# Problem requirements
Copy the lines holding the word "chart", all of them.

# Record list
%%
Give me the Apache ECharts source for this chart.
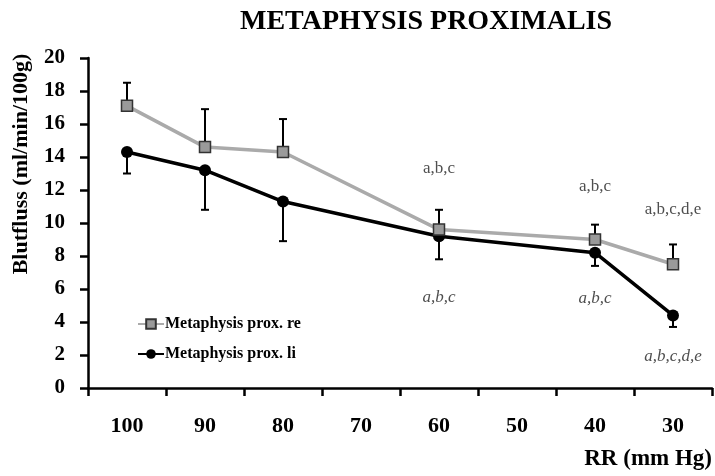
%%
%%
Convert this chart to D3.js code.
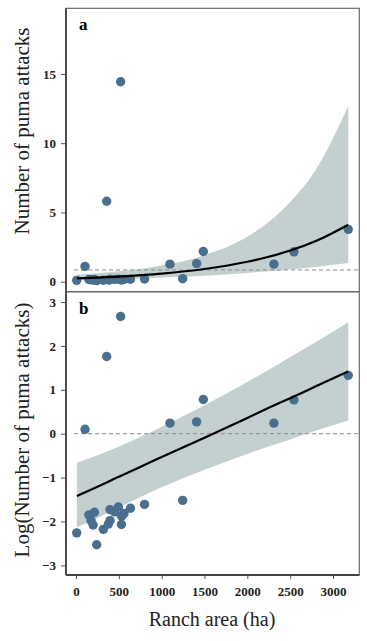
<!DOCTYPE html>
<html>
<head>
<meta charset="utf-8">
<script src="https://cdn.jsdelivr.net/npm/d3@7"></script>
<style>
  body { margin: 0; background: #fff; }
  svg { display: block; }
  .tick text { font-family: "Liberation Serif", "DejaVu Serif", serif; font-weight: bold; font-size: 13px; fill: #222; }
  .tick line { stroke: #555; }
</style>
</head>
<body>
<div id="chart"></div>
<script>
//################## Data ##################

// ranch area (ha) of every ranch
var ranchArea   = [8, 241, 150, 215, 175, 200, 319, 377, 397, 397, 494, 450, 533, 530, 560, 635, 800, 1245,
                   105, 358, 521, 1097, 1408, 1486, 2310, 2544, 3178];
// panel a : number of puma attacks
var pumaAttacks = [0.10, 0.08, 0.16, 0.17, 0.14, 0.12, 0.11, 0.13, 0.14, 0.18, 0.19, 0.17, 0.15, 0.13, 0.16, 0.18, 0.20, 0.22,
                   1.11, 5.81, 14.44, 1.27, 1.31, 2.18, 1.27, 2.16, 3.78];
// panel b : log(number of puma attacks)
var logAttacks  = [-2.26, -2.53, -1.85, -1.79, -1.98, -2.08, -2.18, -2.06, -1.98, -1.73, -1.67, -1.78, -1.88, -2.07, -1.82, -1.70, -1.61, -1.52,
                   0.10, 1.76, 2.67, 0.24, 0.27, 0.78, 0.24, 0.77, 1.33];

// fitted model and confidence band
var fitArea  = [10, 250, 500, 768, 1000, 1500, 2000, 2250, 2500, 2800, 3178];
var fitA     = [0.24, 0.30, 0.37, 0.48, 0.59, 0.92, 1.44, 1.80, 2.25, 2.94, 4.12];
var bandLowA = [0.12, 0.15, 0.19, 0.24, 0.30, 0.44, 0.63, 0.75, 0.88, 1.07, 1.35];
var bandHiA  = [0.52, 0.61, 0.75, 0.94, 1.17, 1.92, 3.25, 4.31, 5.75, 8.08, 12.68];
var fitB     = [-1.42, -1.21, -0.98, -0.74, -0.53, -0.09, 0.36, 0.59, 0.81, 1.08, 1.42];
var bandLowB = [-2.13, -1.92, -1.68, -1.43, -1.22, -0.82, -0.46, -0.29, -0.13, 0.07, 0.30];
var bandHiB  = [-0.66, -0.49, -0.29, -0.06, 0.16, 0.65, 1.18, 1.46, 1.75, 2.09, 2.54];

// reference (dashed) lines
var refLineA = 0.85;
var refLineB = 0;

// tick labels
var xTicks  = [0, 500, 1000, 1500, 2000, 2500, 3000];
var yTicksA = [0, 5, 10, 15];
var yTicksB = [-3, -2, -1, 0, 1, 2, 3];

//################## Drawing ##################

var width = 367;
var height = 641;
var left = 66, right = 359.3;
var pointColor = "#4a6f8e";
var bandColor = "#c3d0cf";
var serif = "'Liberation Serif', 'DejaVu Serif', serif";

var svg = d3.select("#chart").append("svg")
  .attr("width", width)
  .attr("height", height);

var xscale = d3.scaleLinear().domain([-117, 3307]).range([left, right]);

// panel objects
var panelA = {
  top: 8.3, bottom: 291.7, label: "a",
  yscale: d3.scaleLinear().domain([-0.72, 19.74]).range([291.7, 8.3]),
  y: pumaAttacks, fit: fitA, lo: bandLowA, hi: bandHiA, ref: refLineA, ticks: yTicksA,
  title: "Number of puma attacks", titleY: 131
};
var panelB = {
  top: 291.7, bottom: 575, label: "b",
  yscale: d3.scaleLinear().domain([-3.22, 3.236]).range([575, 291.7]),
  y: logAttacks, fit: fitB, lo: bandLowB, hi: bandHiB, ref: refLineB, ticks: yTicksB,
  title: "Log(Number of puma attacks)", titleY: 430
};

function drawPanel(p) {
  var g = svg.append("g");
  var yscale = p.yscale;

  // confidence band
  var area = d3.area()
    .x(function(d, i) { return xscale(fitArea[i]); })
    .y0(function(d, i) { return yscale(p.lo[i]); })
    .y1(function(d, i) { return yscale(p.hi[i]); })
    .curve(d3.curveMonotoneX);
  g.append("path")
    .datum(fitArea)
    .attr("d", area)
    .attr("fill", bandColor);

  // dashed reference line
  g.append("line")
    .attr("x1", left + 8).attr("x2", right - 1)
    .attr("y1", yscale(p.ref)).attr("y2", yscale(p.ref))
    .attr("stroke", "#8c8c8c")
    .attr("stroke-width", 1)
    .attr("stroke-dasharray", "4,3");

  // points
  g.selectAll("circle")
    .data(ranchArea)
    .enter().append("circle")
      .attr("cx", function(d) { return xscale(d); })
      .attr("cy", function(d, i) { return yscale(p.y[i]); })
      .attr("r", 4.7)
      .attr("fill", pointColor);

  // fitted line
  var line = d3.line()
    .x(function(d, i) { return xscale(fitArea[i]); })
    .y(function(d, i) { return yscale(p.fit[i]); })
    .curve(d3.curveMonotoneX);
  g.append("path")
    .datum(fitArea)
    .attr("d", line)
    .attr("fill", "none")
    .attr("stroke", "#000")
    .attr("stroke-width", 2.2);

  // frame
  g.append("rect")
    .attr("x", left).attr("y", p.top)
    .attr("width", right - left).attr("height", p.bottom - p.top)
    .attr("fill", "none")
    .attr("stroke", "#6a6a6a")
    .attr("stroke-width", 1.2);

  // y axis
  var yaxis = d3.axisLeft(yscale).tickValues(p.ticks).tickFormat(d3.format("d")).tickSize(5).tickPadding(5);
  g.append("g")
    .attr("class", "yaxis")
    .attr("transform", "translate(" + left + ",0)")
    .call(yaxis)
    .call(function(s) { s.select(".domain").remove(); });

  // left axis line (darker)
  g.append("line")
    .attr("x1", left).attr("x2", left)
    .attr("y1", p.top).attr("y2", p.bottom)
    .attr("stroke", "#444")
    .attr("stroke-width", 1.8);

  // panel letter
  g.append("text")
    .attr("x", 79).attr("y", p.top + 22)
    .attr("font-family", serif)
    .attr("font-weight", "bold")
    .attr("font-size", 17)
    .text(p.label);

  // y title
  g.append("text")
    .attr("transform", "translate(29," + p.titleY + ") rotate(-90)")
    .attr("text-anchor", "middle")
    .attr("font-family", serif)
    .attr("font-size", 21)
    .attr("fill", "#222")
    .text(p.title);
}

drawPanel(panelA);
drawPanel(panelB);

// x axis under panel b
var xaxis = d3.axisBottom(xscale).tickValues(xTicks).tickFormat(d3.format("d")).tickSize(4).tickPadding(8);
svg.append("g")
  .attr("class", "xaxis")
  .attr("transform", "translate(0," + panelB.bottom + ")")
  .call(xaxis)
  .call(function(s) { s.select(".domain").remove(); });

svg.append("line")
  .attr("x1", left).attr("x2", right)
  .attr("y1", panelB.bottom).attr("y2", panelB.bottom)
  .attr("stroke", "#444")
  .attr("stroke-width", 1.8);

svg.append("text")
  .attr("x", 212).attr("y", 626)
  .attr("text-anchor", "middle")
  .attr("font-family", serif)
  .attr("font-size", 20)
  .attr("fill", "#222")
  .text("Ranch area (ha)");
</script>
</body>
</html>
%%
# Worked answer
Give me the Apache ECharts source for this chart.
Convert this chart to D3.js code.
<div id="chart"></div>
var svg = d3.select("#chart").append("svg")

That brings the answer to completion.